Советский исследователь Н. А. Машкин в известной и тоже не раз уже упоминавшейся нами работе «Принципат Августа» посвящает оценке личности и деятельности Цезаря фактически три главы: «Историография XIX—XX вв. о деятельности Цезаря», «Власть Цезаря» и «Социальные основы римского цезаризма». Для нас в данном случае наибольший интерес представляет последняя из этих глав.
Н. А. Машкин довольно подробно рассматривает в ней вопрос о социальных основах, социальной сущности римского цезаризма. Вслед за кратким обзором литературы он переходит к сравнительному анализу таких понятий, как цезаризм и бонапартизм. Вывод автора таков: римский цезаризм имеет некоторые общие черты с бонапартизмом. И тот и другой режимы возникают в результате фактической узурпации власти. Для римского цезаризма исключительное значение имеет армия, превратившаяся в Риме из общегражданского ополчения в наемное войско. В области социальной политики для римского цезаризма, который все же вырастает из рабовладельческой демократии, весьма характерно лавирование между различными социальными группировками. Основное и наиболее глубокое различие между бонапартизмом и римским цезаризмом заключается в отношении к классам современного им общества.

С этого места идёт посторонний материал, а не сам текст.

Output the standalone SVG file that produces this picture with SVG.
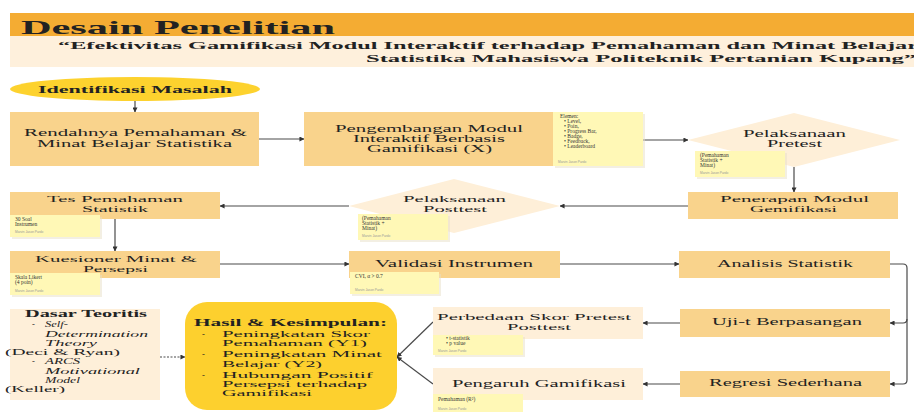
<svg xmlns="http://www.w3.org/2000/svg" width="914" height="412" viewBox="0 0 914 412">
<style>
.t{font-family:"Liberation Serif","DejaVu Serif",serif;fill:#222}
.lbl{font-size:10px;text-anchor:start}
.sm{font-size:8.5px}
.tw{font-size:9px}
.b{font-weight:bold}
.node{fill:#F9D38C}
.light{fill:#FEEFD9}
.sticky{fill:#FFF8B6}
.shadow{fill:#e8e0c8;opacity:0.5}
.st{font-family:"Liberation Serif","DejaVu Serif",serif;font-size:5.5px;fill:#333}
.ft{font-family:"Liberation Sans","DejaVu Sans",sans-serif;font-size:3.2px;fill:#999}
.con{fill:none;stroke:#4a4a4a;stroke-width:1.2}
</style>
<defs>
<marker id="ah" viewBox="0 0 6 6" refX="5.5" refY="3" markerWidth="5" markerHeight="5" markerUnits="userSpaceOnUse" orient="auto">
<path d="M0,0 L6,3 L0,6 z" fill="#333"/>
</marker>
</defs>
<rect x="0" y="0" width="914" height="412" fill="#fff"/>
<g id="header">
<rect x="10" y="13" width="904" height="23" fill="#F4AC33"/>
<rect x="10" y="36" width="904" height="31" fill="#FEF0DC"/>
<text class="t b" x="21" y="34" font-size="19" textLength="314" lengthAdjust="spacingAndGlyphs">Desain Penelitian</text>
<text class="t b" x="58" y="49" font-size="9.5" textLength="860" lengthAdjust="spacingAndGlyphs">“Efektivitas Gamifikasi Modul Interaktif terhadap Pemahaman dan Minat Belajar</text>
<text class="t b" x="366" y="62" font-size="9.5" textLength="550" lengthAdjust="spacingAndGlyphs">Statistika Mahasiswa Politeknik Pertanian Kupang”</text>
</g>
<g id="connectors">
<path class="con" d="M135,101 V112" marker-end="url(#ah)"/>
<path class="con" d="M259,139 H304" stroke="#999" marker-end="url(#ah)"/>
<path class="con" d="M643,140 H688" marker-end="url(#ah)"/>
<path class="con" d="M794,167 V192" marker-end="url(#ah)"/>
<path class="con" d="M688,206 H560" marker-end="url(#ah)"/>
<path class="con" d="M349,206 H220" marker-end="url(#ah)"/>
<path class="con" d="M115,219 V251" marker-end="url(#ah)"/>
<path class="con" d="M220,264 H349" marker-end="url(#ah)"/>
<path class="con" d="M560,264 H679" marker-end="url(#ah)"/>
<path class="con" d="M890,264 H903 Q907,264 907,268 V319 Q907,323 903,323 H890" marker-end="url(#ah)"/>
<path class="con" d="M907,319 V380 Q907,384 903,384 H890" marker-end="url(#ah)"/>
<path class="con" d="M680,323 H643" marker-end="url(#ah)"/>
<path class="con" d="M680,384 H643" marker-end="url(#ah)"/>
<path class="con" d="M433,322 L397,357" marker-end="url(#ah)"/>
<path class="con" d="M433,384 L397,357" marker-end="url(#ah)"/>
<path class="con" d="M160,357 H185" stroke-dasharray="2,1.5" marker-end="url(#ah)"/>
</g>
<g id="identifikasi">
<ellipse cx="135" cy="89" rx="125" ry="12" fill="#FDD22E"/>
<text class="t lbl b" x="38" y="93" font-size="11" textLength="194" lengthAdjust="spacingAndGlyphs">Identifikasi Masalah</text>
</g>
<g id="rendahnya">
<rect class="node" x="10" y="112" width="249" height="54"/>
<text class="t lbl" x="24" y="136" textLength="223" lengthAdjust="spacingAndGlyphs">Rendahnya Pemahaman &amp;</text>
<text class="t lbl" x="37" y="147" textLength="195" lengthAdjust="spacingAndGlyphs">Minat Belajar Statistika</text>
</g>
<g id="pengembangan">
<rect class="node" x="304" y="112" width="249" height="54"/>
<text class="t lbl" x="335" y="132" textLength="188" lengthAdjust="spacingAndGlyphs">Pengembangan Modul</text>
<text class="t lbl" x="353" y="142" textLength="152" lengthAdjust="spacingAndGlyphs">Interaktif Berbasis</text>
<text class="t lbl" x="367" y="152" textLength="125" lengthAdjust="spacingAndGlyphs">Gamifikasi (X)</text>
<rect class="shadow" x="555" y="114" width="90" height="54"/>
<rect class="sticky" x="553" y="112" width="90" height="54"/>
<text class="st" x="560" y="118">Elemen:</text>
<text class="st" x="564" y="123">•  Level,</text>
<text class="st" x="564" y="128">•  Poin,</text>
<text class="st" x="564" y="133">•  Progress Bar,</text>
<text class="st" x="564" y="138">•  Badge,</text>
<text class="st" x="564" y="143">•  Feedback,</text>
<text class="st" x="564" y="148">•  Leaderboard</text>
<text class="ft" x="558" y="163">Marvin Jason Pardo</text>
</g>
<g id="pretest">
<polygon points="688,140 794,113 900,140 794,167" fill="#FEEFD8"/>
<text class="t lbl" x="743" y="137" textLength="103" lengthAdjust="spacingAndGlyphs">Pelaksanaan</text>
<text class="t lbl" x="767" y="147" textLength="55" lengthAdjust="spacingAndGlyphs">Pretest</text>
<rect class="shadow" x="697" y="153" width="90" height="26"/>
<rect class="sticky" x="695" y="151" width="90" height="26"/>
<text class="st" x="700" y="157">(Pemahaman</text>
<text class="st" x="700" y="162">Statistik  +</text>
<text class="st" x="700" y="167">Minat)</text>
<text class="ft" x="700" y="174">Marvin Jason Pardo</text>
</g>
<g id="penerapan">
<rect class="node" x="688" y="192" width="210" height="27"/>
<text class="t lbl tw" x="720" y="202" textLength="149" lengthAdjust="spacingAndGlyphs">Penerapan Modul</text>
<text class="t lbl tw" x="750" y="212" textLength="87" lengthAdjust="spacingAndGlyphs">Gemifikasi</text>
</g>
<g id="posttest">
<polygon points="349,206 454,179 560,206 454,233" fill="#FEEFD8"/>
<text class="t lbl tw" x="403" y="202" textLength="103" lengthAdjust="spacingAndGlyphs">Pelaksanaan</text>
<text class="t lbl tw" x="423" y="212" textLength="64" lengthAdjust="spacingAndGlyphs">Posttest</text>
<rect class="shadow" x="360" y="216" width="90" height="26"/>
<rect class="sticky" x="358" y="214" width="90" height="26"/>
<text class="st" x="362" y="220">(Pemahaman</text>
<text class="st" x="362" y="225">Statistik  +</text>
<text class="st" x="362" y="230">Minat)</text>
<text class="ft" x="362" y="237">Marvin Jason Pardo</text>
</g>
<g id="tes">
<rect class="node" x="10" y="192" width="210" height="27"/>
<text class="t lbl tw" x="47" y="202" textLength="136" lengthAdjust="spacingAndGlyphs">Tes Pemahaman</text>
<text class="t lbl tw" x="82" y="212" textLength="66" lengthAdjust="spacingAndGlyphs">Statistik</text>
<rect class="shadow" x="12" y="217" width="90" height="22"/>
<rect class="sticky" x="10" y="215" width="90" height="22"/>
<text class="st" x="15" y="221">30 Soal</text>
<text class="st" x="15" y="226">Instrumen</text>
<text class="ft" x="15" y="233">Marvin Jason Pardo</text>
</g>
<g id="kuesioner">
<rect class="node" x="10" y="251" width="210" height="27"/>
<text class="t lbl tw" x="35" y="262" textLength="162" lengthAdjust="spacingAndGlyphs">Kuesioner Minat &amp;</text>
<text class="t lbl tw" x="83" y="272" textLength="65" lengthAdjust="spacingAndGlyphs">Persepsi</text>
<rect class="shadow" x="12" y="275" width="90" height="22"/>
<rect class="sticky" x="10" y="273" width="90" height="22"/>
<text class="st" x="15" y="279">Skala Likert</text>
<text class="st" x="15" y="284">(4 poin)</text>
<text class="ft" x="15" y="292">Marvin Jason Pardo</text>
</g>
<g id="validasi">
<rect class="node" x="349" y="251" width="211" height="27"/>
<text class="t lbl" x="375" y="267" font-size="11" textLength="158" lengthAdjust="spacingAndGlyphs">Validasi Instrumen</text>
<rect class="shadow" x="352" y="274" width="89" height="22"/>
<rect class="sticky" x="350" y="272" width="89" height="22"/>
<text class="st" x="355" y="278">CVI, α &gt; 0.7</text>
<text class="ft" x="355" y="291">Marvin Jason Pardo</text>
</g>
<g id="analisis">
<rect class="node" x="679" y="251" width="211" height="27"/>
<text class="t lbl" x="717" y="267" textLength="136" lengthAdjust="spacingAndGlyphs">Analisis Statistik</text>
</g>
<g id="ujit">
<rect class="node" x="680" y="309" width="210" height="28"/>
<text class="t lbl" x="712" y="325" textLength="150" lengthAdjust="spacingAndGlyphs">Uji-t Berpasangan</text>
</g>
<g id="regresi">
<rect class="node" x="680" y="371" width="210" height="26"/>
<text class="t lbl" x="709" y="386" textLength="153" lengthAdjust="spacingAndGlyphs">Regresi Sederhana</text>
</g>
<g id="perbedaan">
<rect class="light" x="433" y="307" width="210" height="32"/>
<text class="t lbl tw" x="437" y="320" textLength="194" lengthAdjust="spacingAndGlyphs">Perbedaan Skor Pretest</text>
<text class="t lbl tw" x="507" y="330" textLength="64" lengthAdjust="spacingAndGlyphs">Posttest</text>
<rect class="shadow" x="435" y="337" width="90" height="20"/>
<rect class="sticky" x="433" y="335" width="90" height="20"/>
<text class="st" x="446" y="340">•  t-statistik</text>
<text class="st" x="446" y="345">•  p value</text>
<text class="ft" x="438" y="352">Marvin Jason Pardo</text>
</g>
<g id="pengaruh">
<rect class="light" x="433" y="368" width="210" height="32"/>
<text class="t lbl" x="452" y="387" font-size="11" textLength="174" lengthAdjust="spacingAndGlyphs">Pengaruh Gamifikasi</text>
<rect class="sticky" x="433" y="394" width="90" height="18"/>
<text class="st" x="438" y="401">Pemahaman (R²)</text>
<text class="ft" x="438" y="410">Marvin Jason Pardo</text>
</g>
<g id="hasil">
<rect x="185" y="302" width="212" height="108" rx="22" fill="#FDD02E"/>
<text class="t lbl b" x="194" y="326" font-size="11" textLength="193" lengthAdjust="spacingAndGlyphs">Hasil &amp; Kesimpulan:</text>
<text class="t lbl sm" x="202" y="337">-</text>
<text class="t lbl sm" x="222" y="337" textLength="148" lengthAdjust="spacingAndGlyphs">Peningkatan Skor</text>
<text class="t lbl sm" x="222" y="346" textLength="145" lengthAdjust="spacingAndGlyphs">Pemahaman (Y1)</text>
<text class="t lbl sm" x="202" y="357">-</text>
<text class="t lbl sm" x="222" y="357" textLength="160" lengthAdjust="spacingAndGlyphs">Peningkatan Minat</text>
<text class="t lbl sm" x="222" y="367" textLength="100" lengthAdjust="spacingAndGlyphs">Belajar (Y2)</text>
<text class="t lbl sm" x="202" y="378">-</text>
<text class="t lbl sm" x="222" y="378" textLength="151" lengthAdjust="spacingAndGlyphs">Hubungan Positif</text>
<text class="t lbl sm" x="222" y="387" textLength="145" lengthAdjust="spacingAndGlyphs">Persepsi terhadap</text>
<text class="t lbl sm" x="222" y="396" textLength="90" lengthAdjust="spacingAndGlyphs">Gamifikasi</text>
</g>
<g id="dasar">
<rect class="light" x="10" y="309" width="150" height="91"/>
<text class="t lbl b" x="25" y="317" font-size="9" textLength="122" lengthAdjust="spacingAndGlyphs">Dasar Teoritis</text>
<text class="t lbl sm" x="32" y="327">-</text>
<text class="t lbl sm" x="45" y="327" font-style="italic" textLength="23" lengthAdjust="spacingAndGlyphs">Self-</text>
<text class="t lbl sm" x="45" y="337" font-style="italic" textLength="103" lengthAdjust="spacingAndGlyphs">Determination</text>
<text class="t lbl sm" x="45" y="346" font-style="italic" textLength="52" lengthAdjust="spacingAndGlyphs">Theory</text>
<text class="t lbl sm" x="5" y="355" textLength="115" lengthAdjust="spacingAndGlyphs">(Deci &amp; Ryan)</text>
<text class="t lbl sm" x="32" y="364">-</text>
<text class="t lbl sm" x="45" y="364" font-style="italic" textLength="35" lengthAdjust="spacingAndGlyphs">ARCS</text>
<text class="t lbl sm" x="45" y="374" font-style="italic" textLength="95" lengthAdjust="spacingAndGlyphs">Motivational</text>
<text class="t lbl sm" x="45" y="383" font-style="italic" textLength="35" lengthAdjust="spacingAndGlyphs">Model</text>
<text class="t lbl sm" x="5" y="392" textLength="60" lengthAdjust="spacingAndGlyphs">(Keller)</text>
</g>
</svg>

В дальнейшем автор переходит к анализу и характеристике социальной опоры Цезаря. Он утверждает, что последний «стремился стать между двумя борющимися группами римского рабовладельческого общества» и что из этих двух групп «плебс не был ни единственной, ни главной опорой Цезаря». Его «партия» была составлена из разнородных элементов, или, как указывает автор, «вокруг Цезаря группировались определенные круги римских всадников, богатых италийских муниципалов и знатных романизовавшихся провинциалов».

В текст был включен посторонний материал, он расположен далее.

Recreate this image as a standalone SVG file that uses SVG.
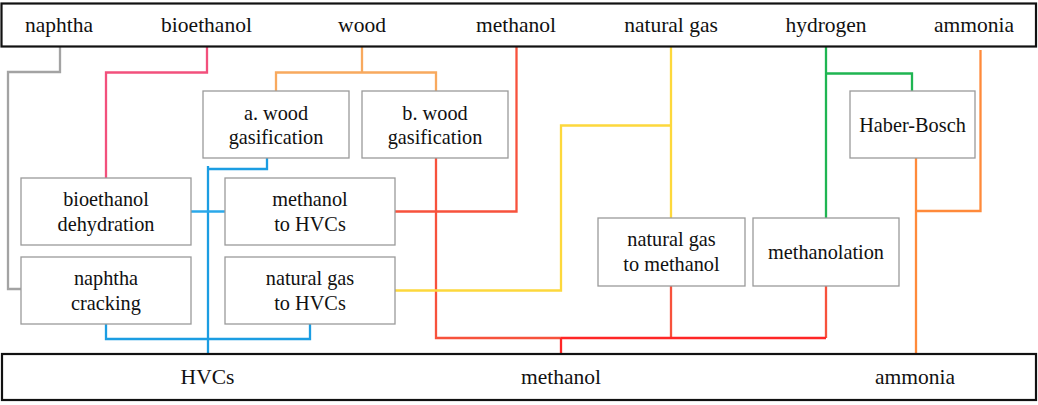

В заключение своего экскурса о римском цезаризме Н. А. Машкин поднимает вопрос о политических формах, характерных для античности. По его мнению, таких форм существовало лишь две: город–государство с его, как правило, республиканским (демократическим или аристократическим) устройством и монархия. Поэтому переход от города–государства был возможен только к монархии, а в этой монархии должен был раствориться сам Рим, который – в лучшем случае – мог остаться столицей мирового государства. И, наконец, по словам автора, «переход к монархии был вызван и социальными причинами: военная диктатура должна была оградить государство от массовых восстаний рабов и свободной бедноты».

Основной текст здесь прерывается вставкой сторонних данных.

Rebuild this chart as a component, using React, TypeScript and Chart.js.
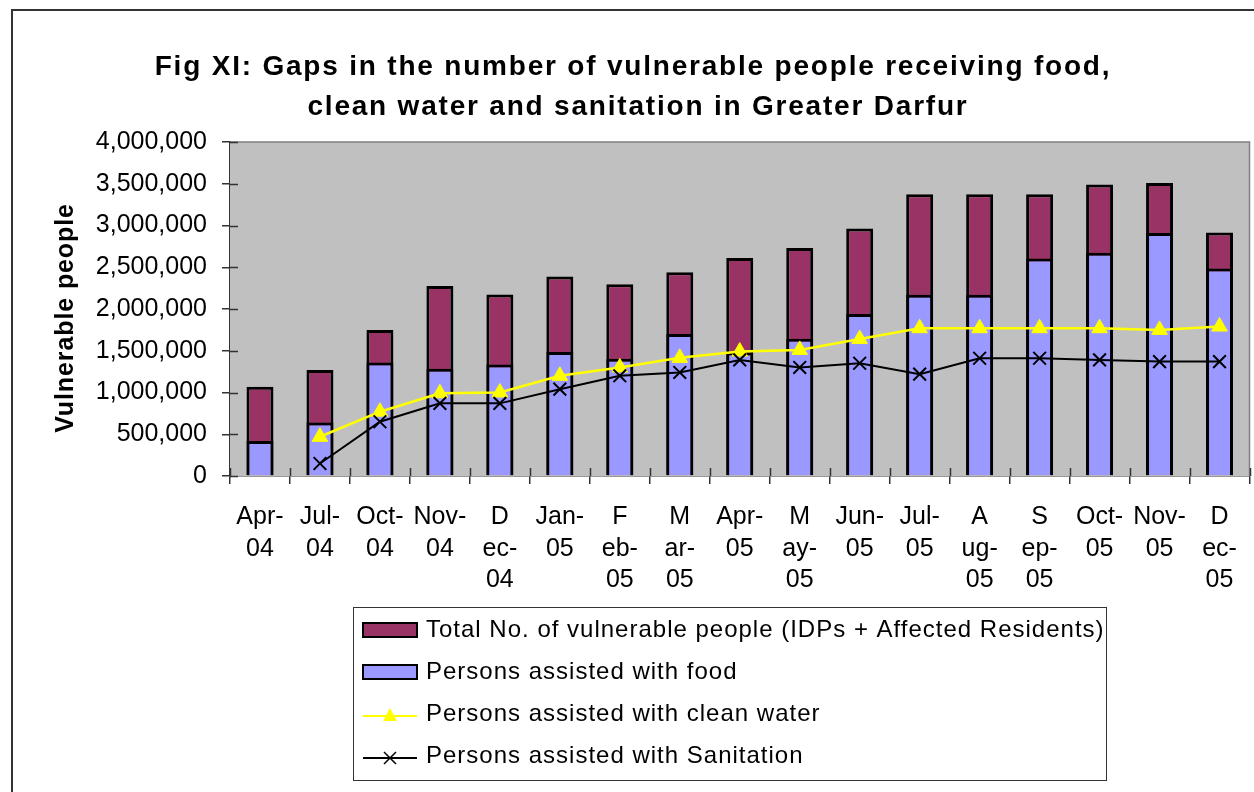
import React, { useEffect, useRef } from 'react';
import { Chart, registerables } from 'chart.js';

Chart.register(...registerables);

// Month labels, wrapped the way they appear under each bar
const months: string[][] = [
  ['Apr-', '04'], ['Jul-', '04'], ['Oct-', '04'], ['Nov-', '04'], ['D', 'ec-', '04'],
  ['Jan-', '05'], ['F', 'eb-', '05'], ['M', 'ar-', '05'], ['Apr-', '05'], ['M', 'ay-', '05'],
  ['Jun-', '05'], ['Jul-', '05'], ['A', 'ug-', '05'], ['S', 'ep-', '05'], ['Oct-', '05'],
  ['Nov-', '05'], ['D', 'ec-', '05'],
];

// Total No. of vulnerable people (IDPs + Affected Residents)
const totalVulnerable = [
  1070000, 1270000, 1750000, 2275000, 2175000, 2390000, 2295000, 2440000, 2610000,
  2730000, 2965000, 3375000, 3375000, 3375000, 3490000, 3510000, 2915000,
];

// Persons assisted with food
const foodAssisted = [
  420000, 640000, 1360000, 1285000, 1335000, 1485000, 1405000, 1700000, 1480000,
  1645000, 1940000, 2170000, 2170000, 2605000, 2675000, 2910000, 2485000,
];

// Persons assisted with clean water
const waterAssisted: (number | null)[] = [
  null, 470000, 770000, 990000, 1000000, 1200000, 1300000, 1415000, 1490000,
  1510000, 1640000, 1770000, 1770000, 1770000, 1770000, 1750000, 1790000,
];

// Persons assisted with Sanitation
const sanitationAssisted: (number | null)[] = [
  null, 150000, 650000, 870000, 870000, 1040000, 1200000, 1240000, 1390000,
  1300000, 1350000, 1220000, 1410000, 1410000, 1390000, 1370000, 1370000,
];

const titleLines = [
  'Fig XI: Gaps in the number of vulnerable people receiving food,',
  'clean water and sanitation in Greater Darfur',
];
const yAxisTitle = 'Vulnerable people';
const seriesNames = [
  'Total No. of vulnerable people (IDPs + Affected Residents)',
  'Persons assisted with food',
  'Persons assisted with clean water',
  'Persons assisted with Sanitation',
];

const FONT = '"Liberation Sans", Arial, Helvetica, sans-serif';
const TOTAL_COLOR = '#993366';
const FOOD_COLOR = '#9999FF';
const WATER_COLOR = '#FFFF00';
const SANITATION_COLOR = '#000000';
const AXIS_COLOR = '#333333';

// Grey plot area with a grey frame on the top and right edges
const plotBackground = {
  id: 'plotBackground',
  beforeDatasetsDraw(chart: any) {
    const { ctx, chartArea: a } = chart;
    ctx.save();
    ctx.fillStyle = '#C0C0C0';
    ctx.fillRect(a.left, a.top, a.right - a.left, a.bottom - a.top);
    ctx.strokeStyle = '#808080';
    ctx.lineWidth = 1.5;
    ctx.beginPath();
    ctx.moveTo(a.left, a.top);
    ctx.lineTo(a.right, a.top);
    ctx.lineTo(a.right, a.bottom);
    ctx.stroke();
    ctx.restore();
  },
};

// Tick marks that cross into the plot area on both axes
const innerTicks = {
  id: 'innerTicks',
  afterDatasetsDraw(chart: any) {
    const { ctx, chartArea: a, scales } = chart;
    ctx.save();
    ctx.strokeStyle = AXIS_COLOR;
    ctx.lineWidth = 1.5;
    ctx.beginPath();
    const yScale = scales.y;
    yScale.ticks.forEach((_t: any, i: number) => {
      const y = Math.round(yScale.getPixelForTick(i)) + 0.5;
      ctx.moveTo(a.left, y);
      ctx.lineTo(a.left + 8, y);
    });
    const n = months.length;
    for (let i = 0; i <= n; i++) {
      const x = Math.round(a.left + (i * (a.right - a.left)) / n) + 0.5;
      ctx.moveTo(x, a.bottom);
      ctx.lineTo(x, a.bottom - 8);
    }
    ctx.stroke();
    ctx.restore();
  },
};

// Spaced-out chart title and y-axis title
const spacedTitles = {
  id: 'spacedTitles',
  afterDraw(chart: any) {
    const { ctx, chartArea: a } = chart;
    ctx.save();
    ctx.fillStyle = '#000';
    ctx.textAlign = 'center';
    ctx.textBaseline = 'middle';
    ctx.font = `bold 28px ${FONT}`;
    (ctx as any).letterSpacing = '1.8px';
    ctx.fillText(titleLines[0], 633, 67);
    ctx.fillText(titleLines[1], 638, 107);

    ctx.font = `bold 25px ${FONT}`;
    (ctx as any).letterSpacing = '0.9px';
    ctx.translate(66, (a.top + a.bottom) / 2 + 9);
    ctx.rotate(-Math.PI / 2);
    ctx.fillText(yAxisTitle, 0, 0);
    ctx.restore();
  },
};

// Boxed legend with one series per row, below the axis labels
const boxedLegend = {
  id: 'boxedLegend',
  afterDraw(chart: any) {
    const { ctx } = chart;
    const box = { left: 353, top: 607, right: 1106, bottom: 780 };
    const rows = [630, 672, 714, 756];
    const swL = 363;
    const swR = 417;
    const textX = 426;
    ctx.save();
    ctx.fillStyle = '#ffffff';
    ctx.fillRect(box.left, box.top, box.right - box.left, box.bottom - box.top);
    ctx.strokeStyle = '#333333';
    ctx.lineWidth = 1;
    ctx.strokeRect(box.left + 0.5, box.top + 0.5, box.right - box.left, box.bottom - box.top);

    chart.data.datasets.forEach((ds: any, i: number) => {
      const y = rows[i];
      if (ds.type === 'bar') {
        ctx.fillStyle = ds.backgroundColor;
        ctx.strokeStyle = '#000';
        ctx.lineWidth = 2;
        ctx.fillRect(swL, y - 7, swR - swL, 14);
        ctx.strokeRect(swL, y - 7, swR - swL, 14);
      } else {
        ctx.strokeStyle = ds.borderColor;
        ctx.lineWidth = 2;
        ctx.beginPath();
        ctx.moveTo(swL, y + 2);
        ctx.lineTo(swR, y + 2);
        ctx.stroke();
        const cx = (swL + swR) / 2;
        if (ds.pointStyle === 'triangle') {
          ctx.fillStyle = ds.pointBackgroundColor;
          ctx.beginPath();
          ctx.moveTo(cx, y - 6);
          ctx.lineTo(cx + 7, y + 7);
          ctx.lineTo(cx - 7, y + 7);
          ctx.closePath();
          ctx.fill();
        } else {
          ctx.lineWidth = 1.5;
          ctx.beginPath();
          ctx.moveTo(cx - 6, y - 4);
          ctx.lineTo(cx + 6, y + 8);
          ctx.moveTo(cx + 6, y - 4);
          ctx.lineTo(cx - 6, y + 8);
          ctx.stroke();
        }
      }
      ctx.fillStyle = '#000';
      ctx.font = `24px ${FONT}`;
      (ctx as any).letterSpacing = '1px';
      ctx.textAlign = 'left';
      ctx.textBaseline = 'middle';
      ctx.fillText(ds.label, textX, y);
    });
    ctx.restore();
  },
};

export default function App() {
  const canvasRef = useRef<HTMLCanvasElement | null>(null);

  useEffect(() => {
    const canvas = canvasRef.current;
    if (!canvas) return;
    const chart = new Chart(canvas, {
      type: 'bar',
      data: {
        labels: months,
        datasets: [
          {
            type: 'bar',
            label: seriesNames[0],
            data: totalVulnerable,
            backgroundColor: TOTAL_COLOR,
            borderColor: '#000',
            borderWidth: 3,
            grouped: false,
            barPercentage: 0.45,
            categoryPercentage: 1,
            order: 4,
          },
          {
            type: 'bar',
            label: seriesNames[1],
            data: foodAssisted,
            backgroundColor: FOOD_COLOR,
            borderColor: '#000',
            borderWidth: 3,
            grouped: false,
            barPercentage: 0.45,
            categoryPercentage: 1,
            order: 3,
          },
          {
            type: 'line',
            label: seriesNames[2],
            data: waterAssisted,
            borderColor: WATER_COLOR,
            backgroundColor: WATER_COLOR,
            borderWidth: 2.5,
            pointStyle: 'triangle',
            pointRadius: 9,
            pointBackgroundColor: WATER_COLOR,
            pointBorderColor: WATER_COLOR,
            pointBorderWidth: 1,
            tension: 0,
            spanGaps: false,
            order: 2,
          },
          {
            type: 'line',
            label: seriesNames[3],
            data: sanitationAssisted,
            borderColor: SANITATION_COLOR,
            backgroundColor: SANITATION_COLOR,
            borderWidth: 2,
            pointStyle: 'crossRot',
            pointRadius: 9,
            pointBorderColor: SANITATION_COLOR,
            pointBorderWidth: 2,
            tension: 0,
            spanGaps: false,
            order: 1,
          },
        ] as any,
      },
      options: {
        responsive: false,
        animation: false,
        devicePixelRatio: 1,
        layout: { autoPadding: false, padding: { left: 11, right: 4, top: 142, bottom: 191 } },
        plugins: {
          legend: { display: false },
          tooltip: { enabled: false },
          title: { display: false },
        },
        scales: {
          x: {
            offset: true,
            ticks: {
              color: '#000',
              font: { family: FONT, size: 25, lineHeight: 1.27 },
              padding: 17,
              maxRotation: 0,
              minRotation: 0,
              autoSkip: false,
            },
            grid: {
              offset: true,
              drawOnChartArea: false,
              drawTicks: true,
              tickLength: 8,
              color: AXIS_COLOR,
              lineWidth: 1.5,
            },
            border: { color: AXIS_COLOR, width: 1.5 },
            afterFit(scale: any) {
              scale.height = 125;
            },
          },
          y: {
            min: 0,
            max: 4000000,
            ticks: {
              stepSize: 500000,
              color: '#000',
              font: { family: FONT, size: 25 },
              padding: 15,
              callback: (v: any) => Number(v).toLocaleString('en-US'),
            },
            grid: {
              drawOnChartArea: false,
              drawTicks: true,
              tickLength: 8,
              color: AXIS_COLOR,
              lineWidth: 1.5,
            },
            border: { color: AXIS_COLOR, width: 1.5 },
            afterFit(scale: any) {
              scale.width = 219;
            },
          },
        },
      },
      plugins: [plotBackground, innerTicks, spacedTitles, boxedLegend],
    });
    return () => chart.destroy();
  }, []);

  return (
    <div
      style={{
        position: 'fixed',
        left: 0,
        top: 0,
        width: 1254,
        height: 792,
        overflow: 'hidden',
        background: '#fff',
      }}
    >
      <div
        style={{
          position: 'absolute',
          left: 11,
          top: 9,
          width: 1300,
          height: 900,
          border: '2px solid #333',
        }}
      />
      <canvas
        ref={canvasRef}
        width={1254}
        height={792}
        style={{ position: 'absolute', left: 0, top: 0, width: 1254, height: 792 }}
      />
    </div>
  );
}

Что касается оценок Цезаря в новейшей историографии, т. е. в историографии последних лет, то здесь, пожалуй, можно проследить две тенденции. Одна из них характеризуется стремлением к трезвым, умеренным и, по возможности, объективным выводам (с учетом социальной борьбы в условиях римского общества I в. до н. э.). Эта тенденция представлена именами Штрасбургера (его работа упомянута выше), Коллинза и др. С точки зрения, например, Коллинза, Цезарь был весьма активным политическим деятелем, но никоим образом нельзя считать, что он имел далеко идущие планы и четко намеченные цели. Кроме того, Цезарь после победы в гражданской войне (и под влиянием Клеопатры) был опьянен своей властью и успехами, а потому действовал нерасчетливо и в общем неразумно.
Но наряду с этими «умеренными» высказываниями в новейшей историографии, несомненно, возрождается апологетическое (с сильным уклоном в телеологию) направление. Оно – вероятно, не случайно – представлено наиболее откровенным образом в немецкой послевоенной литературе. Так, в работе по римской истории Корнеман пишет, что еще в «союзе трех» Цезарь был, конечно, главной силой. Именно он привел в дальнейшем Рим от троевластия к единовластию и реформировал одряхлевший полис (общину) в империю. Цезарь принадлежит уже новой эпохе, т. е. эпохе империи, которую он сам и вызвал к жизни. С тех пор Kaisertum во всем мире носит имя этого политического гения, строителя нового Рима, который начал свое великое дело еще как консул 59 г. и, таким образом, превратил эту дату в эпохальную и переломную дату всей римской истории.
Не менее высокую (и с не меньшим телеологическим налетом) оценку дает Цезарю в «Римской истории» один из наиболее маститых и авторитетных историков ФРГ – Фогт. Он считает, что законодательство Цезаря (во время его консулата) имело целью ослабление режима и господства аристократии, а кроме того, в законодательстве отражены далеко идущие государственные задачи. Поэтому консулат Цезаря – определенная веха в истории Рима. В результате же победы при Фарсале Цезарь получил то, к чему давно его вела жажда власти, – все римское государство. Его законодательная деятельность в Италии и провинциях доказывает, что сознательной целью Цезаря было полное переустройство государства и общества.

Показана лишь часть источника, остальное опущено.